Desejo de ser francês
Depois de ver SINÔNIMOS (Synonymes), compartilho da surpresa que muitos tiveram com a sua vitória no Festival de Berlim deste ano. Não faltam momentos marcantes e toques de originalidade, mas o conjunto me pareceu inconsistente e bastante pretensioso.
A condição judaica numa Europa sensível à causa palestina é o subtexto da estranha história de Yoav (Tom Mercier), jovem israelense que chega a Paris com a roupa do corpo e perde até isso na primeira parada. Fica só com um piercing no lábio, que logo dá de presente em troca de roupas e algum dinheiro providencialmente fornecidos por um vizinho rico.

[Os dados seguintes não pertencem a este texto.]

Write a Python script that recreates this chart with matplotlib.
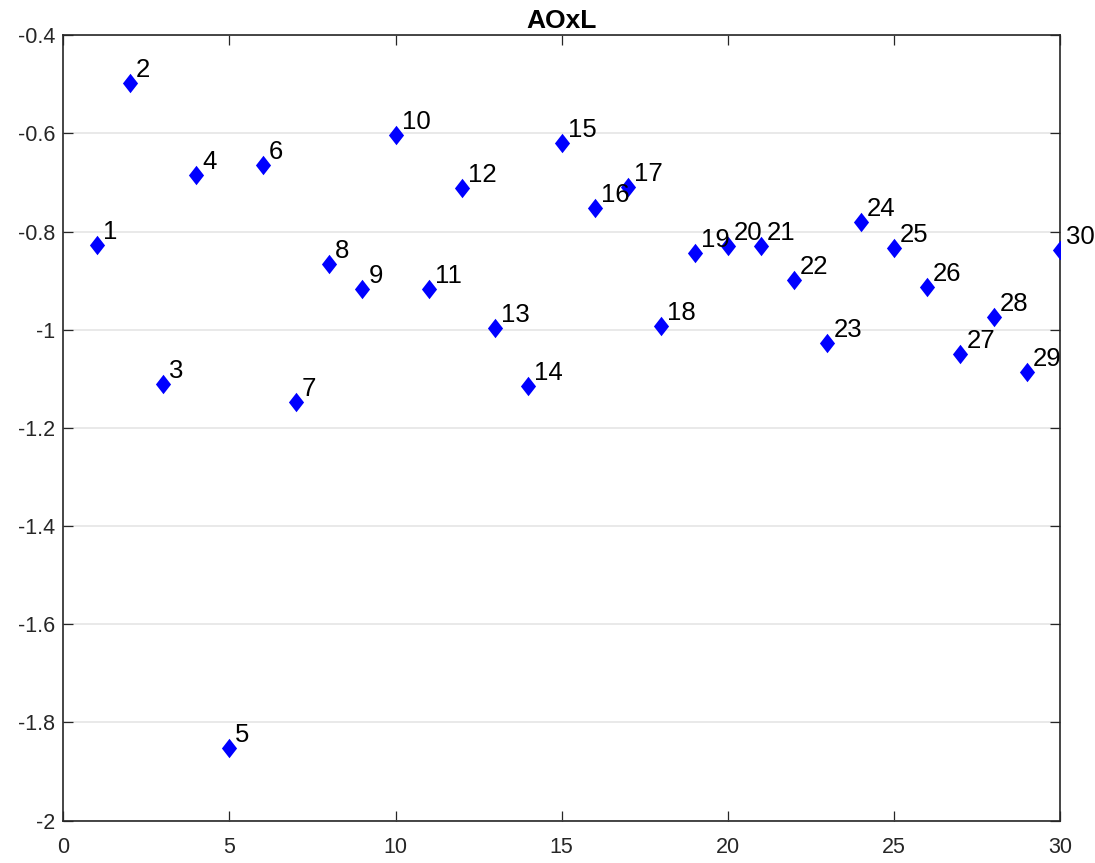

Yoav é um mitômano incorrigível, razão pela qual não podemos acreditar em tudo o que ele conta sobre seu passado recente no Exército israelense. Afinal, flashbacks também sabem mentir. Yoav se recusa a falar hebraico e se diz empenhado em se tornar tão francês quanto uma baguete. Com o passar do tempo, ele se dispõe a nada menos que “salvar a República Francesa”. Histórias da Guerra de Troia, supostamente contadas pelo pai, alimentam suas fantasias narcísicas de onipotência.
O diretor Nadav Lapid se baseou em suas experiências de expatriado para traçar o percurso de Yoav através de portas que se abrem e outras que se fecham de maneira bastante literal. Se ele encontra acolhida nos anjos burgueses Caroline (Louise Chevillotte) e Emilie (Quentin Dolmaire), também vai passar constrangimentos como modelo de um fotógrafo de escândalo e como aluno de um curso de integração que ensina imigrantes a trocar a religião pela laicidade, uma vez que “Deus não existe”.
Yoav é um personagem muito definido fisicamente e caracterizado psicologicamente de maneira confusa. A intenção era plasmar nele a barafunda de sentimentos de alguém decidido a mudar de identidade, mas sem o espírito necessário para isso. O rapaz flana por ruas, pontes e festas parisienses, ora mantendo a cabeça baixa para não se deixar enganar pela beleza da cidade, ora entregando-se a alguns de seus prazeres. Entre seus interlocutores estão dois compatriotas envolvidos com empresas de segurança e com um clube de lutas entre judeus e neonazistas típicos representantes do machismo da direita israelense.
São muitos os subtextos, mas o texto principal se perde em alegorias vagas e discrepâncias narrativas pretensamente inspiradas pela Nouvelle Vague.
Como Yoav, Nadav Lapid também quer ser francês, fazer cinema francês. Há quem veja frescor e intensidade na forma descontínua como ele conduz as vivências do personagem. A câmera às vezes emula a desorientação e a inconsequência de Yoav, que afinal acabam sendo a desorientação e a inconsequência do próprio filme.